Step 1: Assess Organisational Readiness
Evaluate:
Data maturity
Digital infrastructure
AI confidence within HR teams
Governance capability
Organisations unsure of their starting point may benefit from a structured free AI Readiness and Maturity Snapshot to identify initial capability gaps.
Step 2: Define Clear Use Cases
Focus on high-impact applications such as:
Personalised learning pathways
AI skills gap analysis
Generative AI assisted content development
Avoid adopting technology without a defined business problem.
Step 3: Build AI Literacy Within HR
Preparing HR teams for AI adoption requires:
Foundational AI education
Understanding of risks and limitations
Confidence in prompting and evaluating generative tools
Positioning HR as informed users rather than passive consumers strengthens long-term transformation.

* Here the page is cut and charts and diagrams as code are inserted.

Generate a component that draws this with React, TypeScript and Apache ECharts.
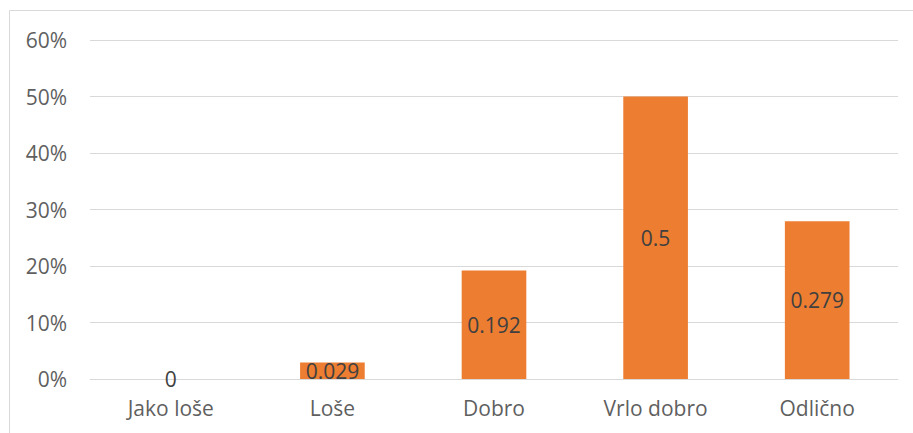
import React, { useEffect, useRef } from "react";
import * as echarts from "echarts";

const categories = ["Jako loše", "Loše", "Dobro", "Vrlo dobro", "Odlično"];
const values = [0, 0.029, 0.192, 0.5, 0.279];
const yTicks = [0, 0.1, 0.2, 0.3, 0.4, 0.5, 0.6];

const FONT = "Open Sans";

export default function App() {
  const ref = useRef<HTMLDivElement>(null);
  useEffect(() => {
    if (!ref.current) return;
    const chart = echarts.init(ref.current, undefined, { renderer: "svg" });
    chart.setOption({
      animation: false,
      backgroundColor: "#ffffff",
      graphic: [
        {
          type: "rect",
          shape: { x: 9.5, y: 10.5, width: 920, height: 440 },
          style: { fill: "none", stroke: "#D9D9D9", lineWidth: 1 },
          silent: true,
        },
      ],
      grid: { left: 90, right: 15, top: 40, bottom: 54, containLabel: false },
      xAxis: {
        type: "category",
        data: categories,
        axisLine: { lineStyle: { color: "#D9D9D9", width: 1 } },
        axisTick: { show: false },
        axisLabel: {
          color: "#5f5f5f",
          fontFamily: FONT,
          fontSize: 21,
          margin: 18,
        },
      },
      yAxis: {
        type: "value",
        min: yTicks[0],
        max: yTicks[yTicks.length - 1],
        interval: 0.1,
        axisLine: { show: false },
        axisTick: { show: false },
        splitLine: { lineStyle: { color: "#D9D9D9", width: 1 } },
        axisLabel: {
          color: "#5f5f5f",
          fontFamily: FONT,
          fontSize: 21,
          margin: 23,
          formatter: (v: number) => Math.round(v * 100) + "%",
        },
      },
      series: [
        {
          type: "bar",
          data: values,
          barWidth: "40%",
          itemStyle: { color: "#ED7D31" },
          label: {
            show: true,
            position: "inside",
            color: "#404040",
            fontFamily: FONT,
            fontSize: 21,
            formatter: (p: any) => String(p.value),
          },
        },
      ],
    });
    return () => chart.dispose();
  }, []);
  return (
    <div
      ref={ref}
      style={{ position: "fixed", left: 0, top: 0, width: 913, height: 433 }}
    />
  );
}
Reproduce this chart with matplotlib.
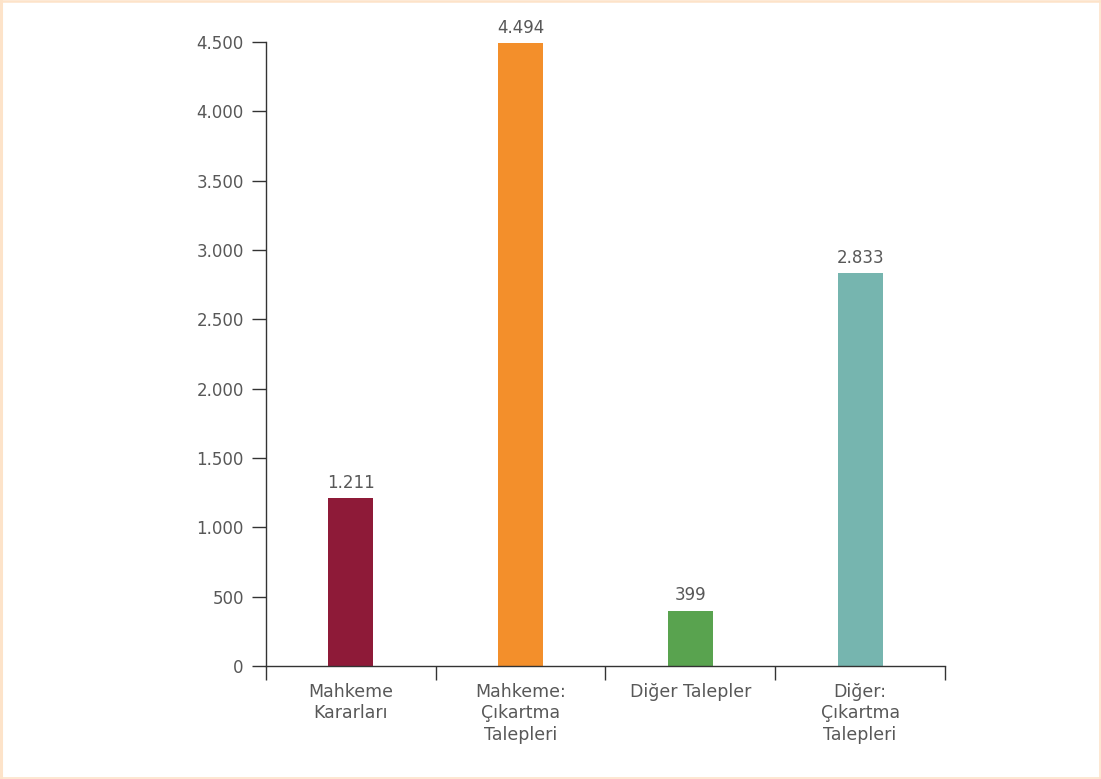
import matplotlib.pyplot as plt
from matplotlib.lines import Line2D

# Data
categories = ["Mahkeme\nKararları", "Mahkeme:\nÇıkartma\nTalepleri",
              "Diğer Talepler", "Diğer:\nÇıkartma\nTalepleri"]
values = [1211, 4494, 399, 2833]
bar_colors = ["#8E1A38", "#F38F2B", "#59A34F", "#76B5AF"]
y_ticks = [0, 500, 1000, 1500, 2000, 2500, 3000, 3500, 4000, 4500]

text_color = "#585858"
plt.rcParams['font.family'] = ['DejaVu Sans']


def fmt(v):
    return f"{v:,}".replace(",", ".")


fig = plt.figure(figsize=(11.01, 7.79), dpi=100)

# thin peach frame around the whole picture (heavier on left/top)
border = "#FDE3C9"
fig.add_artist(Line2D([0.0012, 0.0012], [0, 1], transform=fig.transFigure,
                      color=border, linewidth=2.2))
fig.add_artist(Line2D([0, 1], [0.9985, 0.9985], transform=fig.transFigure,
                      color=border, linewidth=1.8))
fig.add_artist(Line2D([0.9994, 0.9994], [0, 1], transform=fig.transFigure,
                      color=border, linewidth=1.2))
fig.add_artist(Line2D([0, 1], [0.0008, 0.0008], transform=fig.transFigure,
                      color=border, linewidth=1.2))

ax = fig.add_axes([0.2416, 0.145, 0.6167, 0.801])
x = list(range(len(categories)))
ax.bar(x, values, width=0.265, color=bar_colors)

for xi, v in zip(x, values):
    ax.text(xi, v + 45, fmt(v), ha='center', va='bottom',
            fontsize=12, color=text_color)

ax.set_xlim(-0.5, len(categories) - 0.5)
ax.set_ylim(0, 4500)
ax.set_yticks(y_ticks)
ax.set_yticklabels([fmt(t) for t in y_ticks], fontsize=12, color=text_color)

ax.set_xticks(x)
ax.set_xticklabels(categories, fontsize=12.5, color=text_color, va='top',
                   linespacing=1.25)
ax.set_xticks([i - 0.5 for i in range(len(categories) + 1)], minor=True)
ax.tick_params(axis='x', which='major', length=0, pad=12)
ax.tick_params(axis='x', which='minor', length=10, width=1, color="#333333",
               direction='out')
ax.tick_params(axis='y', length=10, width=1, color="#333333", pad=6)

for side in ['top', 'right']:
    ax.spines[side].set_visible(False)
for side in ['left', 'bottom']:
    ax.spines[side].set_color("#333333")
    ax.spines[side].set_linewidth(1)

fig.savefig("out.png", dpi=100, facecolor='white')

Step 4: Govern, Measure and Iterate
Establish:
Clear success metrics
Ethical guardrails
Human review processes
Continuous evaluation
AI in training should evolve through evidence, not enthusiasm.
The future of work demands adaptability at scale. AI for human resources enables that adaptability, but it does not replace professional judgement.
The future of HR will belong to leaders who combine:
Data intelligence
Ethical governance
Strategic foresight
Human-centred design
AI is rewriting the rules of training. The question for UK learning and development leaders is whether they will shape those rules or simply respond to them.
Frequently Asked Questions
How is AI changing training?
AI is transforming HR training by enabling personalised learning pathways, real-time skills analysis, predictive workforce planning and rapid content creation using generative AI tools.
What is AI in training?
AI in HR training refers to intelligent systems that analyse workforce data to improve learning design, delivery and outcomes.
What are the risks of AI in learning and development?
Key risks include algorithmic bias, data privacy concerns, lack of transparency and over-reliance on automated recommendations.
Is AI replacing HR training professionals?
No. AI augments L&D teams by automating analysis and content generation, allowing professionals to focus on strategy, ethics and human development.